* begin Dataset excerpt *
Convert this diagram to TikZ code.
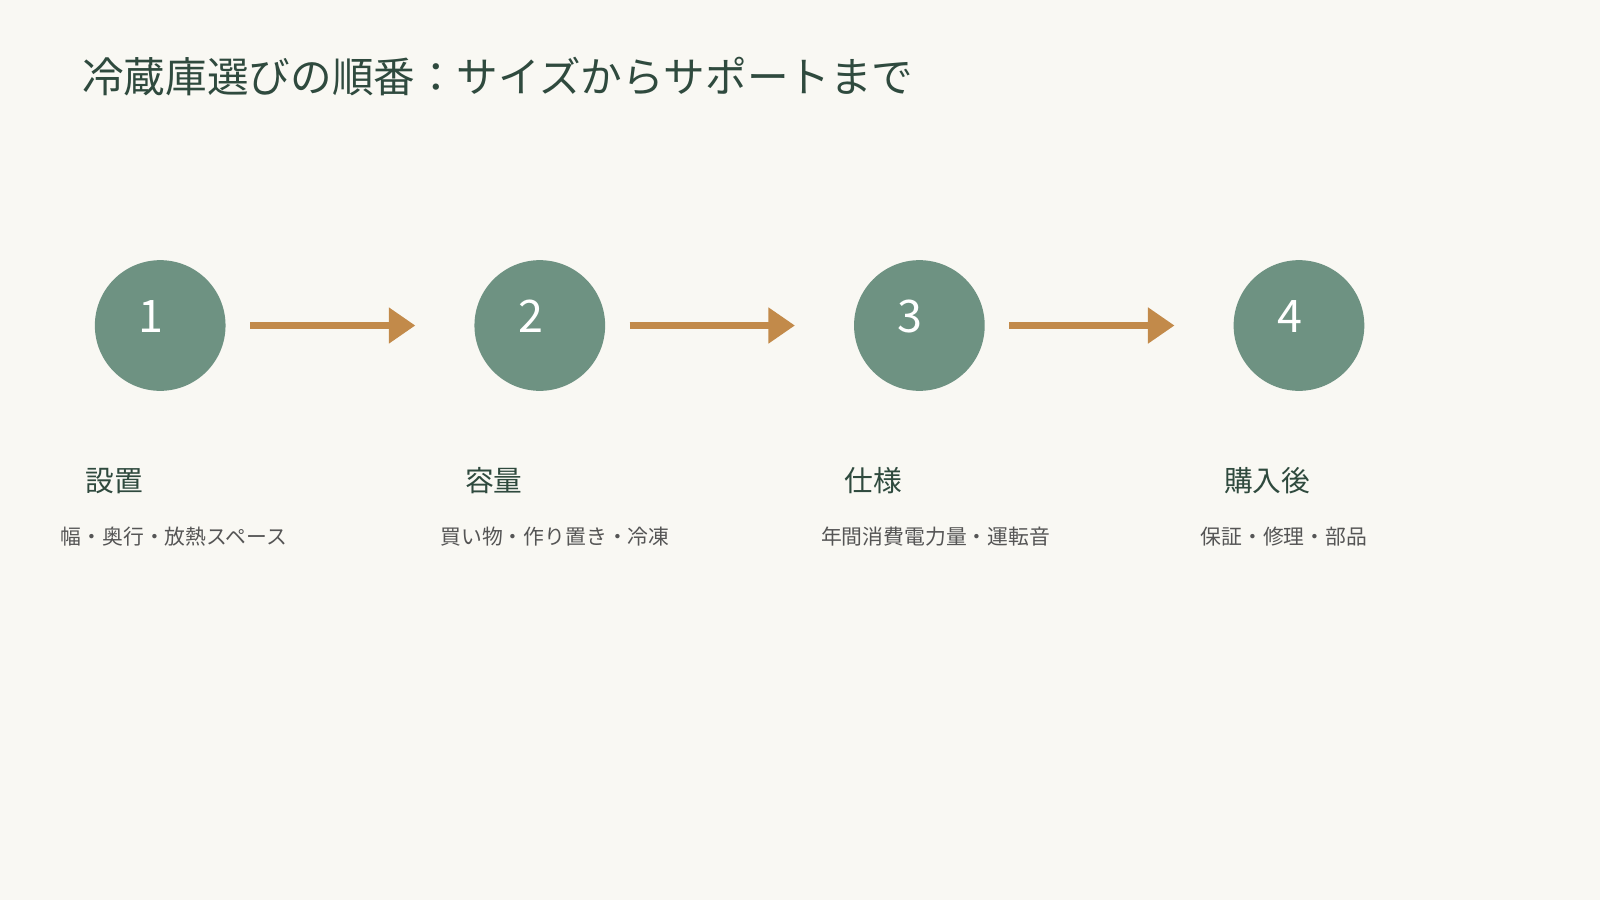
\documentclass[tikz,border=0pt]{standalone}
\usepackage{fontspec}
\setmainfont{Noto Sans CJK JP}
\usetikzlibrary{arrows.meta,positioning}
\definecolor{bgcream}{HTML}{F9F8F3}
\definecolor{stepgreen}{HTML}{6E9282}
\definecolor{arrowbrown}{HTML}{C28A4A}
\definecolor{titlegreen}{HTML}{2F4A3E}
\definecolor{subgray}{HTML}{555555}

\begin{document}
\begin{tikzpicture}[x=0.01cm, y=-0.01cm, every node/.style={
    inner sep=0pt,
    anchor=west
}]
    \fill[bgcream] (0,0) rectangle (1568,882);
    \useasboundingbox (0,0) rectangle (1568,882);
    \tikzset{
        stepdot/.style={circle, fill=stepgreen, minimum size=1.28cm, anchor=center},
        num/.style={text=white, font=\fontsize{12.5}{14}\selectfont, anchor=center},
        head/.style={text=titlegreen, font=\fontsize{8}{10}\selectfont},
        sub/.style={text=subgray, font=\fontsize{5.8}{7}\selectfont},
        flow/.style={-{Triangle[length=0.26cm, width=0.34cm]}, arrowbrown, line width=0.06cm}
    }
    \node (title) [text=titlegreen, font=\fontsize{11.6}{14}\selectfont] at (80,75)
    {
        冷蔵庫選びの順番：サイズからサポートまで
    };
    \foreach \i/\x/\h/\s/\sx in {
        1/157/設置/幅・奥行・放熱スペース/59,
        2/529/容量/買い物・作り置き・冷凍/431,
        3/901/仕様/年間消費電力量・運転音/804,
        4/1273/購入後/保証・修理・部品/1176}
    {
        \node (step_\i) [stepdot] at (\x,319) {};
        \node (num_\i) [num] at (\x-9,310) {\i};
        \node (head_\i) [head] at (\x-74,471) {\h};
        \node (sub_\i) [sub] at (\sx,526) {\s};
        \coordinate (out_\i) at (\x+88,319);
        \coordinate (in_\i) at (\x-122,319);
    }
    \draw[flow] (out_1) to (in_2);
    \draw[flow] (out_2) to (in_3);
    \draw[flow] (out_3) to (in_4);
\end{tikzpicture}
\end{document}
* end Dataset excerpt *
Your goal —
Without the images, write out each line of the data verbatim.

Answer —
Convert this diagram to TikZ code.
\documentclass[tikz,border=0pt]{standalone}
\usepackage{fontspec}
\setmainfont{Noto Sans CJK JP}
\usetikzlibrary{arrows.meta,positioning}
\definecolor{bgcream}{HTML}{F9F8F3}
\definecolor{stepgreen}{HTML}{6E9282}
\definecolor{arrowbrown}{HTML}{C28A4A}
\definecolor{titlegreen}{HTML}{2F4A3E}
\definecolor{subgray}{HTML}{555555}

\begin{document}
\begin{tikzpicture}[x=0.01cm, y=-0.01cm, every node/.style={
    inner sep=0pt,
    anchor=west
}]
    \fill[bgcream] (0,0) rectangle (1568,882);
    \useasboundingbox (0,0) rectangle (1568,882);
    \tikzset{
        stepdot/.style={circle, fill=stepgreen, minimum size=1.28cm, anchor=center},
        num/.style={text=white, font=\fontsize{12.5}{14}\selectfont, anchor=center},
        head/.style={text=titlegreen, font=\fontsize{8}{10}\selectfont},
        sub/.style={text=subgray, font=\fontsize{5.8}{7}\selectfont},
        flow/.style={-{Triangle[length=0.26cm, width=0.34cm]}, arrowbrown, line width=0.06cm}
    }
    \node (title) [text=titlegreen, font=\fontsize{11.6}{14}\selectfont] at (80,75)
    {
        冷蔵庫選びの順番：サイズからサポートまで
    };
    \foreach \i/\x/\h/\s/\sx in {
        1/157/設置/幅・奥行・放熱スペース/59,
        2/529/容量/買い物・作り置き・冷凍/431,
        3/901/仕様/年間消費電力量・運転音/804,
        4/1273/購入後/保証・修理・部品/1176}
    {
        \node (step_\i) [stepdot] at (\x,319) {};
        \node (num_\i) [num] at (\x-9,310) {\i};
        \node (head_\i) [head] at (\x-74,471) {\h};
        \node (sub_\i) [sub] at (\sx,526) {\s};
        \coordinate (out_\i) at (\x+88,319);
        \coordinate (in_\i) at (\x-122,319);
    }
    \draw[flow] (out_1) to (in_2);
    \draw[flow] (out_2) to (in_3);
    \draw[flow] (out_3) to (in_4);
\end{tikzpicture}
\end{document}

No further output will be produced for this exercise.